Avec son implication dans le groupe Medvedkine, Henri Traforetti était déjà dans un acte de création militant. Cette mémoire là ne l’a pas quitté. Elle continue à être une sorte de carburant dans sa création artistique d’aujourd’hui. D’ailleurs, il le dit lui-même, le monde tel qu’il le voit, l’analyse et le décrypte, ce monde en mouvement, en évolution, constitue la chair, les muscles et le sang de son travail d’artiste.

On ne peut pas dissocier la peinture d’Henri Traforetti, de sa vie d’homme engagé à défendre certaines valeurs. Dont celle de la dignité de l’Homme. Et sa peinture est à son image : tonique, ironique, sensuelle, iconoclaste, pleine de vie, jamais cynique. C’est une peinture d’espoir, une peinture chaleureuse. Le qualificatif de militant lui colle à la peau.

Avant de peindre, donc, une expérience avec le cinéma militant. C’est déjà une affaire d’image.

Après la Rhodia, et ce n’est pas un hasard, Henri Traforetti devient secrétaire général de l’union locale CGT, à Besançon. Dans ses temps libres, il s’amuse à faire des petits cartons sur lesquels il essaie de reproduire les œuvres des grands-maître. Il trouve difficile, voire impossible de se confronter à cette peinture-là. Mais il offrait ces cartons aux « camarades ».

Quand il « se démissionne », ainsi qu’il le dit lui-même, de son poste de secrétaire général de l’union locale, ces mêmes camarades à qui il donnait ses premiers cartons peints, lui offrent un coffret de peintures à l’huile.

Un beau cadeau. Une reconnaissance de son travail, même imparfait. Une invitation à continuer : vas-y camarade ! La peinture, c’est aussi pour toi, c’est aussi pour nous !

Mais il faut « gagner sa croûte », et la peinture remplit peu d’assiettes !

Pendant 10 ans, Henri Traforetti va travailler pour la municipalité de Besançon, chargé, entre autres, de la sécurité routière. Loin de l’art, donc ! Mais la boite de peintures à l’huile a re-entrouvert la porte vers l’univers de la création artistique. Alors, il peint un peu, un peu seulement.

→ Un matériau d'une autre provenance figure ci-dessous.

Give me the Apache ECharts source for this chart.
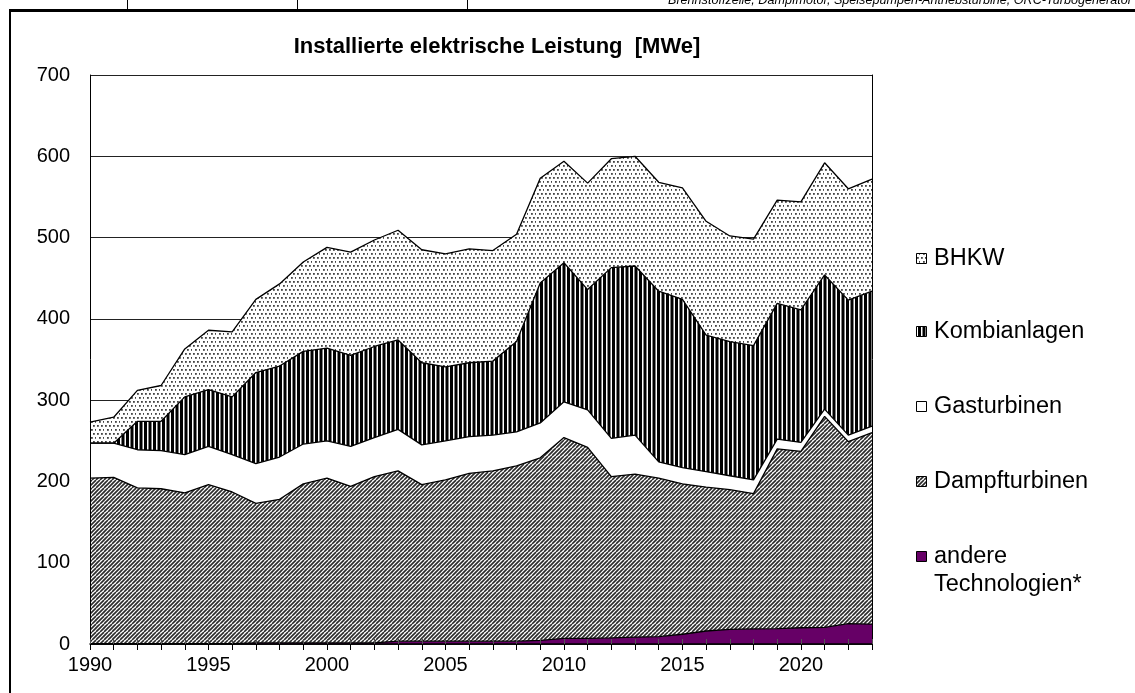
<!DOCTYPE html>
<html>
<head>
<meta charset="utf-8">
<script src="https://cdn.jsdelivr.net/npm/echarts@6/dist/echarts.min.js"></script>
<style>
  html, body { margin: 0; padding: 0; background: #fff; }
  #chart { width: 1135px; height: 693px; }
</style>
</head>
<body>
<div id="chart"></div>
<script>
// Installed electrical capacity by technology, MWe, 1990-2023
const years = ['1990','1991','1992','1993','1994','1995','1996','1997','1998','1999',
               '2000','2001','2002','2003','2004','2005','2006','2007','2008','2009',
               '2010','2011','2012','2013','2014','2015','2016','2017','2018','2019',
               '2020','2021','2022','2023'];

const andere = [0.5,0.5,0.5,0.5,0.5,0.5,0.5,1.5,1.5,1.5,
                1.5,1.5,1.5,3.5,3.5,3.5,3.5,3.5,3.5,4.5,
                7,7,7.5,8.5,9,12,16,18,18.5,19,
                20,20.5,25,24.5];
const dampfturbinen = [203.5,204.5,191.5,190.5,185.5,195.5,186.5,171.5,176.5,195.5,
                       202.5,192.5,204.5,209.5,192.5,198.5,206.5,209.5,215.5,224.5,
                       247,235,198.5,200.5,195,185,177,172,166.5,221,
                       217,259.5,224,235.5];
const gasturbinen = [43,42,47,47,47,47,46,49,52,49,
                     46,49,48,51,49,48,45,44,42,43,
                     44,46,47,48,20,20,19,17,17,12,
                     11,9,8,8];
const kombianlagen = [0,0,35,36,71,70,71,112,112,114,
                      114,112,112,110,101,91,91,91,111,172,
                      171,148,210,208,210,207,168,165,165,167,
                      163,165,166,166];
const bhkw = [26,32,38,44,59,73,80,90,101,110,
              124,127,131,135,139,139,140,136,132,129,
              125,131,134,135,134,137,140,130,131,127,
              133,138,137,138];

const yTicks = { min: 0, max: 700, step: 100 };

const FONT = '"Liberation Sans", Arial, sans-serif';

// ---- fill patterns ----
function tile(w, h, draw) {
  const c = document.createElement('canvas');
  c.width = w; c.height = h;
  const g = c.getContext('2d');
  g.fillStyle = '#fff';
  g.fillRect(0, 0, w, h);
  draw(g);
  return c;
}
const dotTile = tile(8, 8, g => {
  g.fillStyle = '#444';
  [[1,1],[5,1],[3,5],[7,5]].forEach(p => g.fillRect(p[0], p[1], 1.8, 1.8));
});
const stripeTile = tile(9, 4, g => {
  g.fillStyle = '#000';
  g.fillRect(0, 0, 3, 4);
  g.fillRect(4.5, 0, 3, 4);
});
const hatchTile = tile(8, 8, g => {
  g.strokeStyle = '#2a2a2a';
  g.lineWidth = 1.6;
  for (let k = -8; k <= 16; k += 4) {
    g.beginPath();
    g.moveTo(k, 8);
    g.lineTo(k + 8, 0);
    g.stroke();
  }
});
const pat = c => ({ image: c, repeat: 'repeat' });

const fills = {
  'andere Technologien*': '#660066',
  'Dampfturbinen': pat(hatchTile),
  'Gasturbinen': '#ffffff',
  'Kombianlagen': pat(stripeTile),
  'BHKW': pat(dotTile)
};

function areaSeries(name, data) {
  return {
    name: name,
    type: 'line',
    stack: 'total',
    data: data,
    symbol: 'none',
    silent: true,
    lineStyle: { color: '#000', width: 1.3 },
    areaStyle: { color: fills[name], opacity: 1 },
    emphasis: { disabled: true }
  };
}

// ---- legend drawn as graphics ----
const legendItems = [
  { name: 'BHKW', lines: ['BHKW'], y: 259 },
  { name: 'Kombianlagen', lines: ['Kombianlagen'], y: 332 },
  { name: 'Gasturbinen', lines: ['Gasturbinen'], y: 407 },
  { name: 'Dampfturbinen', lines: ['Dampfturbinen'], y: 482 },
  { name: 'andere Technologien*', lines: ['andere', 'Technologien*'], y: 557 }
];
const legendGraphics = [];
legendItems.forEach(it => {
  legendGraphics.push({
    type: 'rect',
    shape: { x: 916.5, y: it.y - 5.5, width: 10, height: 10 },
    style: { fill: fills[it.name], stroke: '#000', lineWidth: 1 },
    silent: true
  });
  it.lines.forEach((t, i) => {
    legendGraphics.push({
      type: 'text',
      x: 934, y: it.y + i * 28,
      style: { text: t, font: '23.5px ' + FONT, fill: '#000', textVerticalAlign: 'middle', textAlign: 'left' },
      silent: true
    });
  });
});

// ---- page frame and header strip ----
const frameGraphics = [
  { type: 'line', shape: { x1: 10, y1: 9, x2: 10, y2: 693 }, style: { stroke: '#000', lineWidth: 2 }, silent: true },
  { type: 'line', shape: { x1: 9, y1: 10.5, x2: 1135, y2: 10.5 }, style: { stroke: '#000', lineWidth: 3 }, silent: true },
  { type: 'line', shape: { x1: 127.5, y1: 0, x2: 127.5, y2: 10 }, style: { stroke: '#000', lineWidth: 1 }, silent: true },
  { type: 'line', shape: { x1: 297.5, y1: 0, x2: 297.5, y2: 10 }, style: { stroke: '#000', lineWidth: 1 }, silent: true },
  { type: 'line', shape: { x1: 467.5, y1: 0, x2: 467.5, y2: 10 }, style: { stroke: '#000', lineWidth: 1 }, silent: true },
  {
    type: 'text', x: 668, y: 7,
    style: { text: 'Brennstoffzelle, Dampfmotor, Speisepumpen-Antriebsturbine, ORC-Turbogenerator',
             font: 'italic 12.6px ' + FONT, fill: '#000', textVerticalAlign: 'bottom', textAlign: 'left' },
    silent: true
  },
  {
    type: 'text', x: 497, y: 47,
    style: { text: 'Installierte elektrische Leistung  [MWe]', font: 'bold 22px ' + FONT,
             fill: '#000', textAlign: 'center', textVerticalAlign: 'middle' },
    silent: true
  }
];

const chart = echarts.init(document.getElementById('chart'), null, { renderer: 'canvas' });
chart.setOption({
  animation: false,
  backgroundColor: '#fff',
  grid: { left: 90, right: 263, top: 75, bottom: 49 },
  xAxis: [
    {
      type: 'category', data: years, boundaryGap: false, z: 10,
      axisLine: { show: true, lineStyle: { color: '#000', width: 1.5 } },
      axisTick: { show: true, interval: 0, length: 6, lineStyle: { color: '#000' } },
      axisLabel: { interval: 4, fontSize: 20, fontFamily: FONT, color: '#000', margin: 11 },
      splitLine: { show: false }
    },
    {
      type: 'category', data: years, boundaryGap: false, z: 10, position: 'bottom',
      axisLine: { show: false },
      axisTick: { show: true, inside: true, interval: 0, length: 5, lineStyle: { color: '#555' } },
      axisLabel: { show: false },
      splitLine: { show: false }
    }
  ],
  yAxis: [
    {
      type: 'value', min: yTicks.min, max: yTicks.max, interval: yTicks.step,
      axisLine: { show: false }, axisTick: { show: false },
      axisLabel: { fontSize: 20, fontFamily: FONT, color: '#000', margin: 20 },
      splitLine: { show: true, lineStyle: { color: '#222', width: 1 } }
    },
    {
      type: 'value', min: yTicks.min, max: yTicks.max, interval: yTicks.step, position: 'left', z: 10,
      axisLine: { show: true, lineStyle: { color: '#000', width: 1 } },
      axisTick: { show: false }, axisLabel: { show: false }, splitLine: { show: false }
    },
    {
      type: 'value', min: yTicks.min, max: yTicks.max, interval: yTicks.step, position: 'right', z: 10,
      axisLine: { show: true, lineStyle: { color: '#000', width: 1 } },
      axisTick: { show: false }, axisLabel: { show: false }, splitLine: { show: false }
    }
  ],
  series: [
    areaSeries('andere Technologien*', andere),
    areaSeries('Dampfturbinen', dampfturbinen),
    areaSeries('Gasturbinen', gasturbinen),
    areaSeries('Kombianlagen', kombianlagen),
    areaSeries('BHKW', bhkw)
  ],
  graphic: frameGraphics.concat(legendGraphics)
});
</script>
</body>
</html>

En 2002, son « pot de départ » à la retraite, dans une des salles du Kursaal, donne lieu aussi à une exposition de ses œuvres. Aujourd’hui, il dit que ce qu’il a exposé, « c’était tout et n’importe quoi ». Une expression d’émotions, du ressenti, jetés sur le papier, sans réel travail de ces émotions et de ce ressenti. Il note la perplexité des premiers « spectateurs » de son travail qui suscite des réactions extrêmes, d’adhésion ou de rejet.

Lui-même n’est plus très sûr de qui il est en tant que peintre, et ne se sent pas dans un bon contexte pour continuer à travailler le dessin, la couleur... Et même, il abandonne l’idée de peindre pendant plusieurs années.

Il faudra une rencontre pour que l’homme et le peintre se remettent en marche. Une rencontre grâce au groupe Medvedkine, en quelque sorte. Une rencontre avec Michèle Tatu, spécialiste du monde du cinéma et chroniqueuse à Factuel. L’histoire des films du groupe l’intéresse, la passionne même. Elle rencontre Traforetti. Il lui donne toutes les infos voulues sur le groupe. Il lui montre aussi quelques peintures. Elle lit dans ce qu’il lui donne à voir, une véritable expression artistique, elle découvre un univers singulier, propre à Henri Traforetti, univers qui peut être partagé avec d’autres.

Une muse est née, doublée d’une impresario.

Henri Traforetti se remet à peindre. Presque avec frénésie. Qui a vu sa maison-atelier est impressionné par l’ampleur de son travail.

Toujours muni d’un carnet, il attrape au vol des silhouettes, des décors, des instants de vie… il s’inspire de tout ce qui se passe autour le lui. Ces premières esquisses donneront lieu… ou pas, à un tableau de moyen ou de petit format.

Il explore le thème du couple, celui de la foule, celui de la sensualité. Il n’oublie pas le monde animal, présent dans nombre de ses tableaux. On y trouve des chiens, des chats et des éléphants parce que, dit-il, l’animal est indissociable de l’humain.

Il est parfois un peu iconoclaste, en traitant, par exemple, la descente de croix d’une façon qui lui est très personnelle, ni vulgaire, ni agressive, mais qui peut choquer quand même.

Il absorbe tout, comme une éponge, avant de restituer ce qu’il a ingéré, digéré, sur la toile, sur le papier, sur le papier surtout. Il crée avec bonheur, et transmet du bonheur.

Comment qualifier sa peinture ?

Elle est… Traforettienne. Et ses tableaux n’ont pas de « titre », parce qu’il pense que c’est à l’acheteur de lui en donner un, que quittant son atelier, sa peinture ne lui appartient plus, que c’est bien que chacun se l’approprie à sa manière.